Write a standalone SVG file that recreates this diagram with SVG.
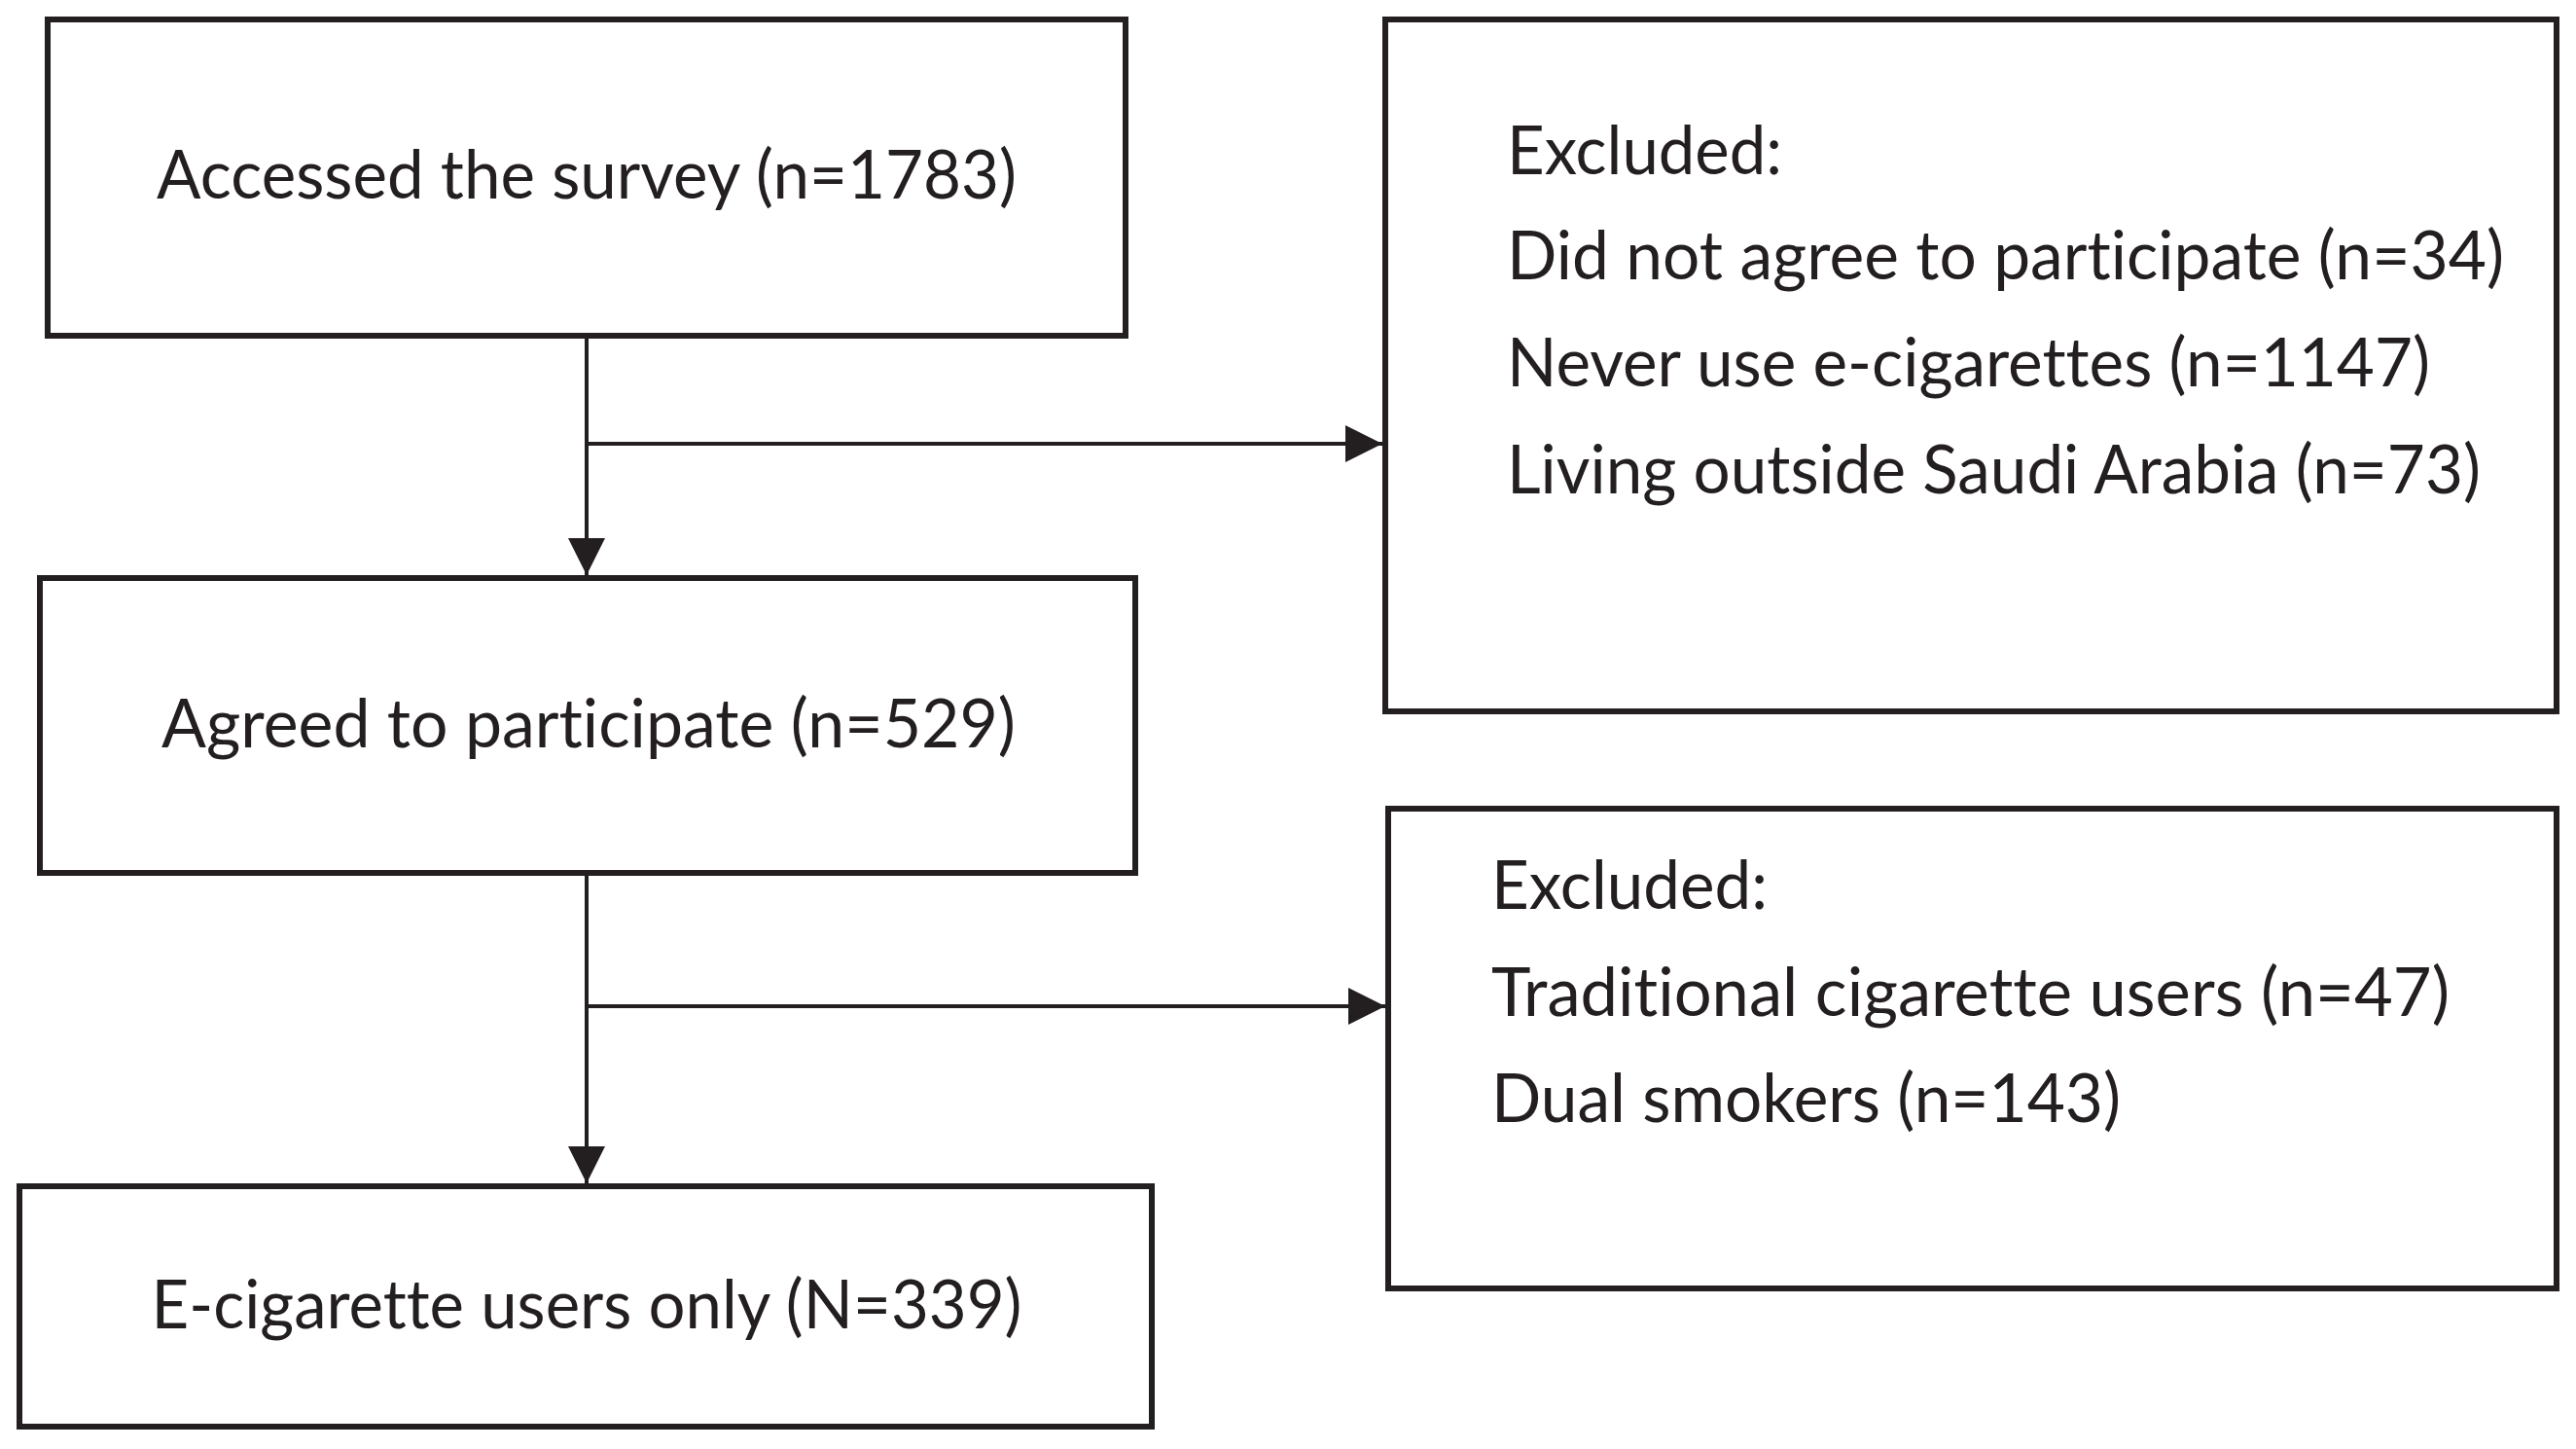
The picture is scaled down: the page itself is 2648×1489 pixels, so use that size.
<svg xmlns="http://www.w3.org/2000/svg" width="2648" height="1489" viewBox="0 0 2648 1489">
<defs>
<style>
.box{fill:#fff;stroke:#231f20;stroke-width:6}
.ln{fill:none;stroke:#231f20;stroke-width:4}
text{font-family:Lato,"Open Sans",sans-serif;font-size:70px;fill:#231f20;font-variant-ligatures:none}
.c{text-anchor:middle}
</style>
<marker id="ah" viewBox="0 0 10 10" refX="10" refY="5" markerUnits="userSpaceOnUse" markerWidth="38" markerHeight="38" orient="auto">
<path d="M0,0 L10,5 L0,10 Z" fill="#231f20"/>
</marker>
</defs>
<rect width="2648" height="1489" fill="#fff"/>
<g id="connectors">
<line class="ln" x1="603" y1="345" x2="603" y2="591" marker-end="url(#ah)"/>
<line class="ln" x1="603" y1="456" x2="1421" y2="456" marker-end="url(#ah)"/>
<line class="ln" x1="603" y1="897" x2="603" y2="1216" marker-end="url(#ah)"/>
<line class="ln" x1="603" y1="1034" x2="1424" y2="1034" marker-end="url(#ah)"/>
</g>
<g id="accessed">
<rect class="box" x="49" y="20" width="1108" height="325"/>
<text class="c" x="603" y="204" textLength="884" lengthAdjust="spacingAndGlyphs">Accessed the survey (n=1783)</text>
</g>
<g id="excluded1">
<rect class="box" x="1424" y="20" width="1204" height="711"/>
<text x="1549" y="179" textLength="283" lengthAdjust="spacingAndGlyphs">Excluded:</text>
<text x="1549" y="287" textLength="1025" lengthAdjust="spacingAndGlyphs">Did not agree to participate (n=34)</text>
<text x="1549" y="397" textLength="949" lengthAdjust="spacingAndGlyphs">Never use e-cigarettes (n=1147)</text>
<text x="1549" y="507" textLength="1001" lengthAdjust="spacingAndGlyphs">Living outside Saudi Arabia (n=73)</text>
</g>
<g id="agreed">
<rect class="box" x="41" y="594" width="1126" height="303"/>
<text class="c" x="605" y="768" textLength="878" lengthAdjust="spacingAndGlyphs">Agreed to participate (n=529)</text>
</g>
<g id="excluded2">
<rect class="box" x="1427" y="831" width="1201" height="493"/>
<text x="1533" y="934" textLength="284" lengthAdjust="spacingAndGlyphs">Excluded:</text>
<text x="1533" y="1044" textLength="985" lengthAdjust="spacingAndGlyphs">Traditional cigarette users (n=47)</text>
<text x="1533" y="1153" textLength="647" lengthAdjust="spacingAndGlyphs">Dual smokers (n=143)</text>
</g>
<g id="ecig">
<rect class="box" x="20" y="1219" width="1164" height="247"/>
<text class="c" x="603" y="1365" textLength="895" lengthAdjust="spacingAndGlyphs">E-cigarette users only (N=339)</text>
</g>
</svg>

******************************

** Written problem **
Extract all the data above exactly, excluding every picture.

** Written solution **
Write a standalone SVG file that recreates this diagram with SVG.
The picture is scaled down: the page itself is 2648×1489 pixels, so use that size.
<svg xmlns="http://www.w3.org/2000/svg" width="2648" height="1489" viewBox="0 0 2648 1489">
<defs>
<style>
.box{fill:#fff;stroke:#231f20;stroke-width:6}
.ln{fill:none;stroke:#231f20;stroke-width:4}
text{font-family:Lato,"Open Sans",sans-serif;font-size:70px;fill:#231f20;font-variant-ligatures:none}
.c{text-anchor:middle}
</style>
<marker id="ah" viewBox="0 0 10 10" refX="10" refY="5" markerUnits="userSpaceOnUse" markerWidth="38" markerHeight="38" orient="auto">
<path d="M0,0 L10,5 L0,10 Z" fill="#231f20"/>
</marker>
</defs>
<rect width="2648" height="1489" fill="#fff"/>
<g id="connectors">
<line class="ln" x1="603" y1="345" x2="603" y2="591" marker-end="url(#ah)"/>
<line class="ln" x1="603" y1="456" x2="1421" y2="456" marker-end="url(#ah)"/>
<line class="ln" x1="603" y1="897" x2="603" y2="1216" marker-end="url(#ah)"/>
<line class="ln" x1="603" y1="1034" x2="1424" y2="1034" marker-end="url(#ah)"/>
</g>
<g id="accessed">
<rect class="box" x="49" y="20" width="1108" height="325"/>
<text class="c" x="603" y="204" textLength="884" lengthAdjust="spacingAndGlyphs">Accessed the survey (n=1783)</text>
</g>
<g id="excluded1">
<rect class="box" x="1424" y="20" width="1204" height="711"/>
<text x="1549" y="179" textLength="283" lengthAdjust="spacingAndGlyphs">Excluded:</text>
<text x="1549" y="287" textLength="1025" lengthAdjust="spacingAndGlyphs">Did not agree to participate (n=34)</text>
<text x="1549" y="397" textLength="949" lengthAdjust="spacingAndGlyphs">Never use e-cigarettes (n=1147)</text>
<text x="1549" y="507" textLength="1001" lengthAdjust="spacingAndGlyphs">Living outside Saudi Arabia (n=73)</text>
</g>
<g id="agreed">
<rect class="box" x="41" y="594" width="1126" height="303"/>
<text class="c" x="605" y="768" textLength="878" lengthAdjust="spacingAndGlyphs">Agreed to participate (n=529)</text>
</g>
<g id="excluded2">
<rect class="box" x="1427" y="831" width="1201" height="493"/>
<text x="1533" y="934" textLength="284" lengthAdjust="spacingAndGlyphs">Excluded:</text>
<text x="1533" y="1044" textLength="985" lengthAdjust="spacingAndGlyphs">Traditional cigarette users (n=47)</text>
<text x="1533" y="1153" textLength="647" lengthAdjust="spacingAndGlyphs">Dual smokers (n=143)</text>
</g>
<g id="ecig">
<rect class="box" x="20" y="1219" width="1164" height="247"/>
<text class="c" x="603" y="1365" textLength="895" lengthAdjust="spacingAndGlyphs">E-cigarette users only (N=339)</text>
</g>
</svg>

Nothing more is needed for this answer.